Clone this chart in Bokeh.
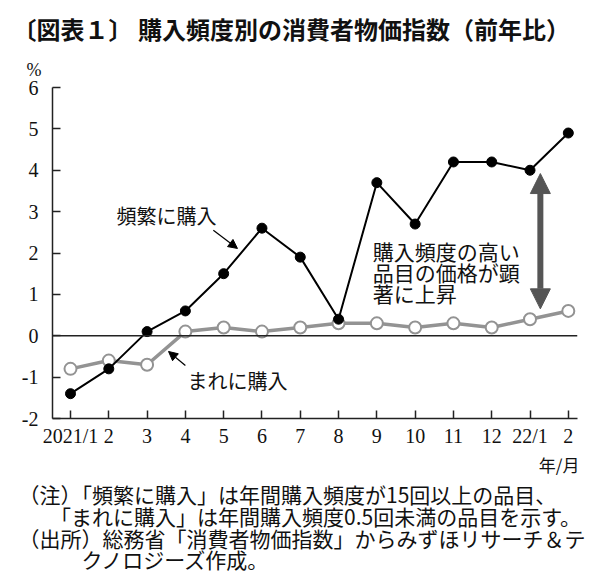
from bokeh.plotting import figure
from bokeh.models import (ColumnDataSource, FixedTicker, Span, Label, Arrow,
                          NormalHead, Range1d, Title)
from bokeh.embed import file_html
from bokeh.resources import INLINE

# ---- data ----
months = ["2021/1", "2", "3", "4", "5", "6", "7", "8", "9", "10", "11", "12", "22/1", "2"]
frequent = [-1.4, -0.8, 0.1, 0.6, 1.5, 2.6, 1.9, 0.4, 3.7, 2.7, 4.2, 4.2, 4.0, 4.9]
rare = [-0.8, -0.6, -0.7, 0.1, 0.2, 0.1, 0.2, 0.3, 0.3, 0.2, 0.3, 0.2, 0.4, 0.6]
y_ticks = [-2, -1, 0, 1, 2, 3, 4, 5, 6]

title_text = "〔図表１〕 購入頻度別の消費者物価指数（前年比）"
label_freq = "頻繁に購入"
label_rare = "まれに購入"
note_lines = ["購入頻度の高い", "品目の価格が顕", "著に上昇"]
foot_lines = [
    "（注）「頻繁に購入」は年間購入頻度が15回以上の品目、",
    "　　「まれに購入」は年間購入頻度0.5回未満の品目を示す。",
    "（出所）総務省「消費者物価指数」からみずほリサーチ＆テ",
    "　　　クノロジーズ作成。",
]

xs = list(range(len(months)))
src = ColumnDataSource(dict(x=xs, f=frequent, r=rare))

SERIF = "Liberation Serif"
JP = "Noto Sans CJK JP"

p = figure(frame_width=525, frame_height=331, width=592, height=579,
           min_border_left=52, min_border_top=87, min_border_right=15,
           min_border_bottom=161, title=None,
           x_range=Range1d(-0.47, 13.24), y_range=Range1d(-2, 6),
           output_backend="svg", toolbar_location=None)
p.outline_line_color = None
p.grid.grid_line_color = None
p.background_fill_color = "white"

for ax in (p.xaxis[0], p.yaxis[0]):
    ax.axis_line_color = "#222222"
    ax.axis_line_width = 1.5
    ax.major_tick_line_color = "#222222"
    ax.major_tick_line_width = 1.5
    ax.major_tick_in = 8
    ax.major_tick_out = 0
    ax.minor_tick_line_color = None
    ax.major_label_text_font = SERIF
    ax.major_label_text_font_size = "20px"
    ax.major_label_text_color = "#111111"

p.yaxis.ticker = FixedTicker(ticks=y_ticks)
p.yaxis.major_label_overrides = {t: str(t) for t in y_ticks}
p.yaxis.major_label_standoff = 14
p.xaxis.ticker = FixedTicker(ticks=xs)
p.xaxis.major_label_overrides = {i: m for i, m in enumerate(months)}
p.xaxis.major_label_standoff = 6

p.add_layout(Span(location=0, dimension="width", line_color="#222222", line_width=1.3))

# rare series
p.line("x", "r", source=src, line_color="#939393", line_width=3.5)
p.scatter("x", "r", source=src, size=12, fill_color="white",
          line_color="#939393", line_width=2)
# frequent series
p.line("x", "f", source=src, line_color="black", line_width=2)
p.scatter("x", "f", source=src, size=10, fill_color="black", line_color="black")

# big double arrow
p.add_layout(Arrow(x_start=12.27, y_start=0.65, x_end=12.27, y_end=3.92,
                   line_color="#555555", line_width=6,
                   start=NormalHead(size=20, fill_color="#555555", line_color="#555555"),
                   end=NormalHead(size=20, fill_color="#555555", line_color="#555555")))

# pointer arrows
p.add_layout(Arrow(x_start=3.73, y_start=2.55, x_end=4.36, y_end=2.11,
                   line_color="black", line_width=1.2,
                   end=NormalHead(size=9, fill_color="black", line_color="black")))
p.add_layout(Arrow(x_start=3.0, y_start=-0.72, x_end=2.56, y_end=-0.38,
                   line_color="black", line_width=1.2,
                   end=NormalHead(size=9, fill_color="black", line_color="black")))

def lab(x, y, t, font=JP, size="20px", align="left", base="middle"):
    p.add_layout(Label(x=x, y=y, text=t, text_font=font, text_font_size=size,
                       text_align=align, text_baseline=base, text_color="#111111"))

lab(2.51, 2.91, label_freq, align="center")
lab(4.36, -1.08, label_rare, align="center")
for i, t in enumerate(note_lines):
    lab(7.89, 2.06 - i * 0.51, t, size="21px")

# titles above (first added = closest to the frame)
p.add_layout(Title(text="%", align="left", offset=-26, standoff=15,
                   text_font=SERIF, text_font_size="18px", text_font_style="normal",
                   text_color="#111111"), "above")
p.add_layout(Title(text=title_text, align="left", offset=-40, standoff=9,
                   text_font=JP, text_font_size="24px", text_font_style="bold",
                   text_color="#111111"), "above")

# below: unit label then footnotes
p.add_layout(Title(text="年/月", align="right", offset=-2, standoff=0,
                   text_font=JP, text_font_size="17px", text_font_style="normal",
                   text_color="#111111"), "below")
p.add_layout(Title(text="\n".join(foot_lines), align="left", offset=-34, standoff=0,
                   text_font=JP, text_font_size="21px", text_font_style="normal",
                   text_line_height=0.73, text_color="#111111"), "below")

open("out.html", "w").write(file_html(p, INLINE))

_ _ _ _ _

◆ WHAT YOU ARE ASKED TO DO: Copy exactly the lines running from the beginning of the listing through the line that has "from bokeh.resources import INLINE". Drop the pictures.

◆ SOLUTION:
Clone this chart in Bokeh.
from bokeh.plotting import figure
from bokeh.models import (ColumnDataSource, FixedTicker, Span, Label, Arrow,
                          NormalHead, Range1d, Title)
from bokeh.embed import file_html
from bokeh.resources import INLINE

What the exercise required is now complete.